Saturday, October 14, 2006

Actively looking for deaths

Only when you go out and knock on the doors of families, actively looking for deaths, do you begin to get close to the right number. This method is now tried and tested. It has been the basis for mortality estimates in war zones such as Darfur and the Congo. Interestingly, when we report figures from these countries politicians do not challenge them. They frown, nod their heads and agree that the situation is grave and intolerable. The international community must act, they say. When it comes to Iraq the story is different. Expect the current government to mobilise all its efforts to undermine the work done by this American and Iraqi team. Expect the government to criticise the Lancet for being too political. Expect the government to do all it can to dismiss this story and wash its hands of its responsibility to take these latest findings seriously.
Richard Horton, editor of The Lancet, on the midrange estimate of 650,000 deaths as a result of the Iraq invasion.

Was this the first trillion dollar plus "minor" war.

P.S. 15 Oct: Paul Reynolds notes Huge gap in Iraqi death estimates.

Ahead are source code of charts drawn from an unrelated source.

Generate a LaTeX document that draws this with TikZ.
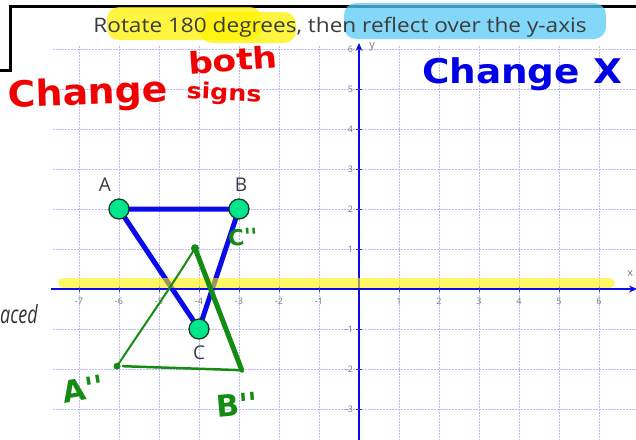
\documentclass[tikz,border=0pt]{standalone}
\usepackage{fontspec}
\setmainfont{Open Sans}
\newfontfamily\handfont{DejaVu Sans}
\usetikzlibrary{arrows.meta}
\definecolor{gridc}{RGB}{185,185,245}
\definecolor{axisblue}{RGB}{10,10,235}
\definecolor{ptfill}{RGB}{0,230,140}
\definecolor{ptdraw}{RGB}{25,60,40}
\definecolor{hgreen}{RGB}{20,140,20}
\definecolor{hred}{RGB}{240,0,0}
\definecolor{hblue}{RGB}{0,0,230}
\definecolor{titlegray}{RGB}{60,60,60}
\definecolor{labgray}{RGB}{120,120,120}
\tikzset{
  gridline/.style={gridc, line width=0.8pt, dash pattern=on 2pt off 1pt},
  axisline/.style={axisblue, line width=1.6pt, -{Stealth[length=8pt,width=7pt]}},
  tickmark/.style={axisblue!60!gray, line width=0.8pt},
  ticklab/.style={labgray, font=\fontsize{9}{10}\selectfont, inner sep=1pt},
  ptnode/.style={circle, fill=ptfill, draw=ptdraw, line width=1.3pt, minimum size=20pt, inner sep=0pt},
  triedge/.style={axisblue, line width=5pt},
  ptlabel/.style={titlegray, font=\fontsize{19}{20}\selectfont},
  hlight/.style={rounded corners=12pt, opacity=0.75},
  greenthin/.style={hgreen, line width=2pt, line cap=round},
  greenthick/.style={hgreen, line width=5pt, line cap=round},
  greenlab/.style={hgreen, font=\handfont\bfseries\fontsize{30}{30}\selectfont},
  handred/.style={hred, font=\handfont\bfseries},
  frameline/.style={black, line width=3pt},
}
\begin{document}
\begin{tikzpicture}[x=1pt,y=-1pt]
\useasboundingbox (0,0) rectangle (636,439);
% frame
\draw[frameline] (0,70) -- (10,70) -- (10,6) -- (640,6);
% title highlights
\fill[yellow, hlight] (107,7) rectangle (262,40);
\fill[yellow, hlight] (200,12) rectangle (296,43);
\fill[cyan!65!white, hlight] (344,3) rectangle (606,39);
% title
\node[titlegray, font=\fontsize{20}{21}\selectfont, anchor=base, xscale=1.13] (title) at (340,32) {Rotate 180 degrees, then reflect over the y-axis};
% graph
\begin{scope}[shift={(359,289)}, x=40pt, y=40pt]
  \foreach \i in {-7,...,6} \draw[gridline] (\i,-3.8) -- (\i,6.1);
  \foreach \j in {-3,...,6} \draw[gridline] (-7.65,\j) -- (6.95,\j);
  \draw[axisline] (-7.7,0) -- (6.95,0);
  \draw[axisline] (0,-3.8) -- (0,6.15);
  \foreach \i in {-7,...,-1,1,2,3,4,5,6} {
    \draw[tickmark] (\i,0.08) -- (\i,-0.08);
    \node[ticklab] at (\i,-0.3) {\i};
  }
  \foreach \j in {-3,-2,-1,1,2,3,4,5,6} {
    \draw[tickmark] (-0.08,\j) -- (0.08,\j);
    \node[ticklab, anchor=east] at (-0.12,\j) {\j};
  }
  \node[labgray, font=\fontsize{11}{12}\selectfont] (xlab) at (6.78,0.38) {x};
  \node[labgray, font=\fontsize{11}{12}\selectfont] (ylab) at (0.33,6.05) {y};
  % blue triangle
  \coordinate (pa) at (-6,2);
  \coordinate (pb) at (-3,2);
  \coordinate (pc) at (-4,-1);
  \draw[triedge, line join=round] (pa) -- (pb) -- (pc) -- cycle;
  \node[ptnode] (A) at (pa) {};
  \node[ptnode] (B) at (pb) {};
  \node[ptnode] (C) at (pc) {};
  \node[ptlabel] (Alab) at (-6.35,2.6) {A};
  \node[ptlabel] (Blab) at (-2.95,2.6) {B};
  \node[ptlabel] (Clab) at (-4,-1.6) {C};
  % highlight of x-axis
  \draw[yellow, opacity=0.6, line width=10pt, line cap=round] (-7.4,0.15) -- (6.27,0.15);
  % green triangle
  \coordinate (gc) at (-4.1,1.02);
  \coordinate (ga) at (-6.05,-1.93);
  \coordinate (gb) at (-2.93,-2.03);
  \draw[greenthin] (ga) .. controls (-5.3,-0.8) and (-4.6,0.2) .. (gc);
  \draw[greenthick] (gc) -- (gb);
  \draw[greenthin, line width=2.5pt] (-5.9,-1.93) -- (gb);
  \fill[hgreen] (gc) circle (4pt);
  \fill[hgreen] (ga) circle (3.5pt);
  \node[greenlab, rotate=10] (gAlab) at (-6.9,-2.5) {A''};
  \node[greenlab, rotate=5] (gBlab) at (-3.05,-2.9) {B''};
  \node[greenlab, font=\handfont\bfseries\fontsize{22}{22}\selectfont, rotate=5] (gClab) at (-2.9,1.3) {C''};
\end{scope}
% partial word at left
\node[black!80, font=\itshape\fontsize{25}{25}\selectfont, anchor=base west, inner sep=0pt, xscale=0.72] (aced) at (0,323) {aced};
% handwritten notes
\node[handred, font=\handfont\bfseries\fontsize{36}{36}\selectfont, rotate=2, xscale=1.05] (chg1) at (88,95) {Change};
\node[handred, font=\handfont\bfseries\fontsize{30}{30}\selectfont, rotate=4, xscale=1.15, inner sep=0pt] (both) at (233,60) {both};
\node[handred, font=\handfont\bfseries\fontsize{22}{22}\selectfont, rotate=-3, xscale=1.15, inner sep=0pt] (signs) at (224,94) {signs};
\node[hblue, font=\handfont\bfseries\fontsize{34}{34}\selectfont, xscale=1.1] (chg2) at (522,74) {Change X};
\end{tikzpicture}
\end{document}
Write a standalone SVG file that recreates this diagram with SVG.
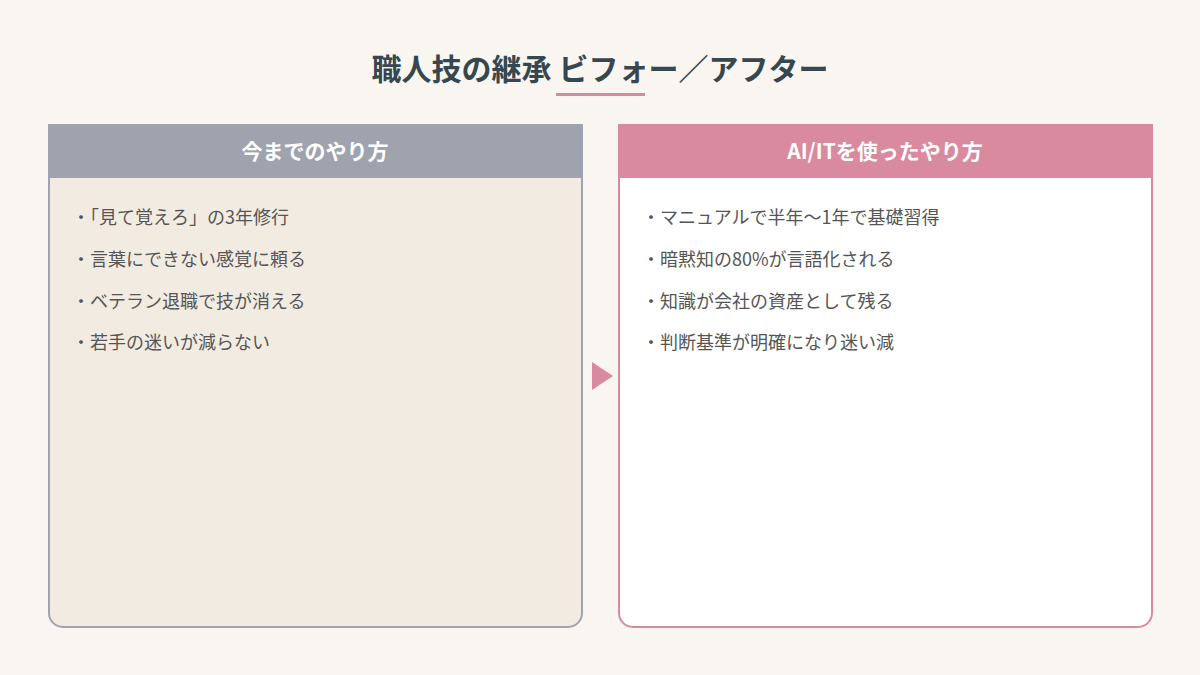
<svg xmlns="http://www.w3.org/2000/svg" width="1200" height="675" viewBox="0 0 1200 675">
<style>
text{font-family:"Noto Sans CJK JP","Noto Sans",sans-serif}
.t{font-size:30px;font-weight:700;fill:#37474f}
.h{font-size:21px;font-weight:700;fill:#fff}
.b{font-size:18px;fill:#555}
</style>
<rect width="1200" height="675" fill="#f9f6f2"/>
<text class="t" x="600" y="80" text-anchor="middle">職人技の継承 ビフォー／アフター</text>
<rect x="556" y="93" width="89" height="3" fill="#d98a9e"/>
<g id="before">
<path d="M49,125H582V613a14,14 0 0 1 -14,14H63a14,14 0 0 1 -14,-14Z" fill="#f2ebe2" stroke="#9ea3ae" stroke-width="2"/>
<rect x="49" y="125" width="533" height="53" fill="#9ea3ae"/>
<text class="h" x="315" y="159" text-anchor="middle">今までのやり方</text>
<text class="b" x="72" y="224">・「見て覚えろ」の3年修行</text>
<text class="b" x="72" y="266">・言葉にできない感覚に頼る</text>
<text class="b" x="72" y="308">・ベテラン退職で技が消える</text>
<text class="b" x="72" y="349">・若手の迷いが減らない</text>
</g>
<g id="connectors"><polygon points="592,362 613,376 592,390" fill="#d98a9e"/></g>
<g id="after">
<path d="M619,125H1152V613a14,14 0 0 1 -14,14H633a14,14 0 0 1 -14,-14Z" fill="#fff" stroke="#d98a9e" stroke-width="2"/>
<rect x="619" y="125" width="533" height="53" fill="#d98a9e"/>
<text class="h" x="885" y="159" text-anchor="middle">AI/ITを使ったやり方</text>
<text class="b" x="642" y="224">・マニュアルで半年〜1年で基礎習得</text>
<text class="b" x="642" y="266">・暗黙知の80%が言語化される</text>
<text class="b" x="642" y="308">・知識が会社の資産として残る</text>
<text class="b" x="642" y="349">・判断基準が明確になり迷い減</text>
</g>
</svg>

P.P.S. 15 Oct: How army chief staged no 10 ambush
Those soft edges became razor sharp, leaving Blair little option but to claim last Friday that he agreed with 'every' word Dannatt had told Radio 4 in his interview. That meant that the Prime Minister actually believed the presence of British troops was exacerbating the violence in parts of Iraq; that the army risked being broken by the conflict and that the whole debate over withdrawal was not really news. Not even Blair's most trusted lieutenants thought that Blair believed that.